I finished 30 minutes after Ben and Luke, but time was digging its heels in and we couldn’t reach the start of the Abel Tasman Track, run its 55.2km length and make the afternoon inter-island ferry. Instead, my knee got some rest and we tackled one of the world’s greatest coastal trails the following morning – even then, only making the ferry with one minute to spare.
The first track on the North Island called new muscles into action. The 145km Whanganui Journey is a river trail, done in kayaks or canoes. With our need for speed, we’d opted to paddle sleek racing skis, but this – plus the fact that the river was running exceptionally fast and high after days of rain – caused problems. Luke couldn’t stay upright in the rapids, his temperature dropped dangerously, we lost valuable time pulling over and no one thought paddling through the night was a safe option, so we bailed early. This would be a trail-running record if it was destined to be a record at all.
Back on our feet again on the 43km Tongariro Northern Circuit, I was running on empty, but the apocalyptically stunning volcanic landscape pulled me through. Just. The bad news, though, was that – thanks to lost time back on the Heaphy and the first missed ferry – we had to jump straight in a helicopter, race to the trailhead of the 43km Lake Waikaremoana Track and run through the night to try to finish before the ninth day of the expedition clicked over into 10.

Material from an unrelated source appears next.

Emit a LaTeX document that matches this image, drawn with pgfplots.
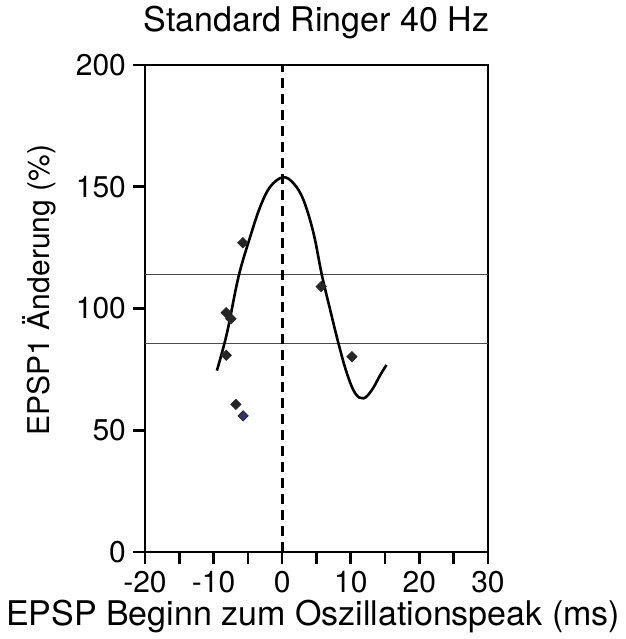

Time is ticking. There is no more wriggle room, but the end is nigh. Surely. Just around the next cove. Ben is banging on about murdering a bowl of cornflakes when we finish, but he’s not normal. I can taste that beer from here.
Pat, Ben and Luke – AKA the Global Adventurers – set a new speed record for running New Zealand’s eight Great Walks–listed land tracks of nine days 23hr 20min. A documentary about their experience, produced in conjunction with 100% Pure New Zealand, will be broadcast next year.